The rest of the 200 features don't fall into any one visionary category; they're an assortment of tweaks and upgrades that pile up like something out of Gilbert and Sullivan:

The Safari browser now subscribes to RSS news feeds,

And its "private browsing" mode conceals the tracks of online deeds,

There are archives now, and log files, when you send or get a fax,

You can make the pointer bigger on those Jumbotron-screened Macs.

You can start a full-screen slide show from some photos on demand,

And the voice that reads the screen aloud can lend the blind a hand.

There's a password-phrase suggestor meant to make yours more secure,

And the Grapher module draws equations simple and obscure.

Then the Automator program is a geeky software clerk--

You just choose the steps you want performed, and it does all the work.

There's a lot of miscellany, lots of spit-and-polish stuff,

But it works and doesn't slow you down --and these days, that's enough.

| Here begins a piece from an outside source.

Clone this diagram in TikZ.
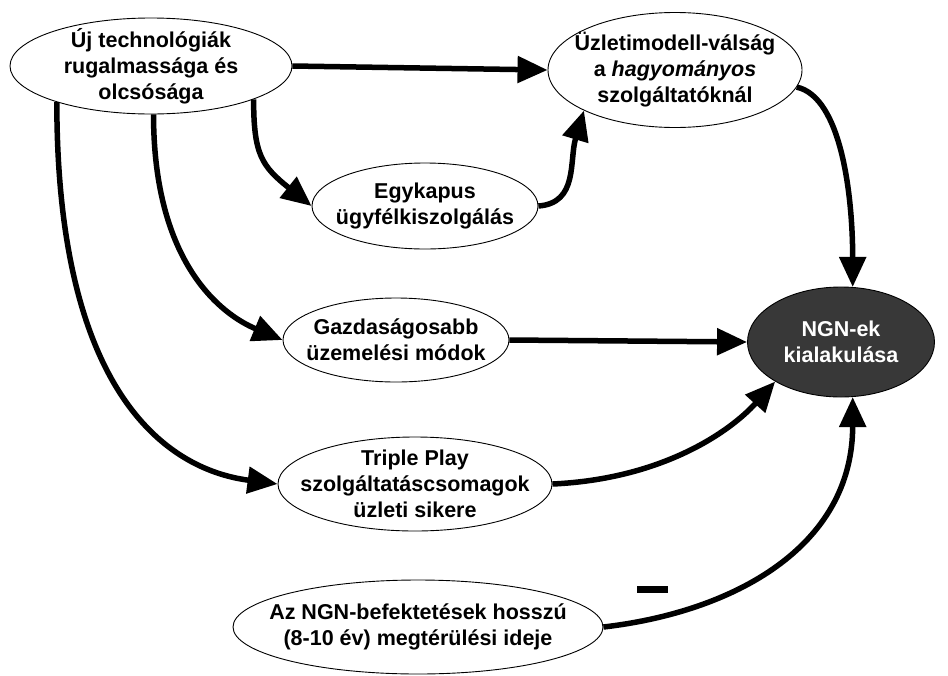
\documentclass[tikz,border=0pt]{standalone}
\usepackage{fontspec}
\setmainfont{Liberation Sans}
\usetikzlibrary{shapes.geometric,arrows.meta}
\begin{document}
\begin{tikzpicture}[x=1pt,y=1pt,
  bub/.style={ellipse,draw=black,line width=0.9pt,fill=white,inner xsep=-30pt,inner ysep=-15pt,align=center,
              font=\fontsize{21.5}{26}\selectfont\bfseries},
  con/.style={line width=5.5pt,-{Triangle[length=30pt,width=26pt]}},
  minusbar/.style={fill=black,inner sep=0pt,minimum width=31pt,minimum height=7pt},
]
\useasboundingbox (0,0) rectangle (948,-675);
\node[bub,minimum width=282pt,minimum height=96pt] (n1) at (151,-66)
  {Új technológiák\\rugalmassága és\\olcsósága};
\node[bub,minimum width=254pt,minimum height=115pt] (n2) at (675,-70)
  {Üzletimodell-válság\\a {\itshape hagyományos}\\szolgáltatóknál};
\node[bub,minimum width=226pt,minimum height=86pt] (n3) at (425,-206)
  {Egykapus\\ügyfélkiszolgálás};
\node[bub,minimum width=226pt,minimum height=84pt] (n4) at (396,-340)
  {Gazdaságosabb\\üzemelési módok};
\node[bub,minimum width=274pt,minimum height=94pt] (n5) at (415,-484)
  {Triple Play\\szolgáltatáscsomagok\\üzleti sikere};
\node[bub,minimum width=187pt,minimum height=110pt,fill=black!78,text=white] (n6) at (841,-342)
  {NGN-ek\\kialakulása};
\node[bub,minimum width=370pt,minimum height=94pt] (n7) at (418,-627)
  {Az NGN-befektetések hosszú\\(8-10 év) megtérülési ideje};
\node[minusbar] (minus) at (652,-589) {};

\draw[con] (n1.east) -- (n2.west);
\draw[con] (n1.-18) .. controls +(0,-55) and +(-50,40) .. (n3.west);
\draw[con] (n3.east) .. controls +(40,3) and +(-15,-50) .. (n2.-156);
\draw[con] (n1.-87) .. controls +(0,-150) and +(-60,25) .. (n4.west);
\draw[con] (n1.-159) .. controls +(0,-285) and +(-115,15) .. (n5.west);
\draw[con] (n4.east) -- (n6.west);
\draw[con] (n5.east) .. controls +(110,5) and +(-45,-50) .. (n6.-149);
\draw[con] (n7.east) .. controls +(130,15) and +(0,-150) .. (n6.-78);
\draw[con] (n2.-8) .. controls +(45,-10) and +(0,90) .. (n6.78);
\end{tikzpicture}
\end{document}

Now, if it weren't for that brilliant Spotlight feature, Tiger wouldn't be as important an upgrade as, say, last year's Panther edition. In fact, without Spotlight, you could make the case that Tiger is overpriced at $95. (That's Amazon.com's price, after a rebate that's good through the end of May. A five-Mac license is available for $150 after the on rebate, too, although it's worth noting that Mac OS X is not copy-protected and requires no Windows-style activation.)

But with apologies to Mac-bashers everywhere, Spotlight changes everything. Tiger is the classiest version of Mac OS X ever and, by many measures, the most secure, stable and satisfying consumer operating system prowling the earth.

If you're a Mac geek of the sort who'd get a kick out of high-end features like Automator and the advances in the underlying Unix engine, then Tiger is worth getting now. Of course, if you truly are a Mac geek, you didn't need a newspaper columnist to tell you that.

If you're just an everyday creative worker bee, though, consider waiting out the shakedown period before pouncing on Tiger. Apple will surely release a 10.4.1 update that fixes the tiny glitches, like the errors in the onscreen help system (which is, mercifully, infinitely faster than in the last version). And in the coming weeks, the handful of Tiger-incompatible programs (notably the excellent networkable calendar Now Up-to-Date) will be upgraded and made Tiger-ready.

And if you're a Windows refugee or someone who's never owned a computer, you'll find this Tiger remarkably tame and approachable. Who knows? Maybe April 29 will mean something to you after all.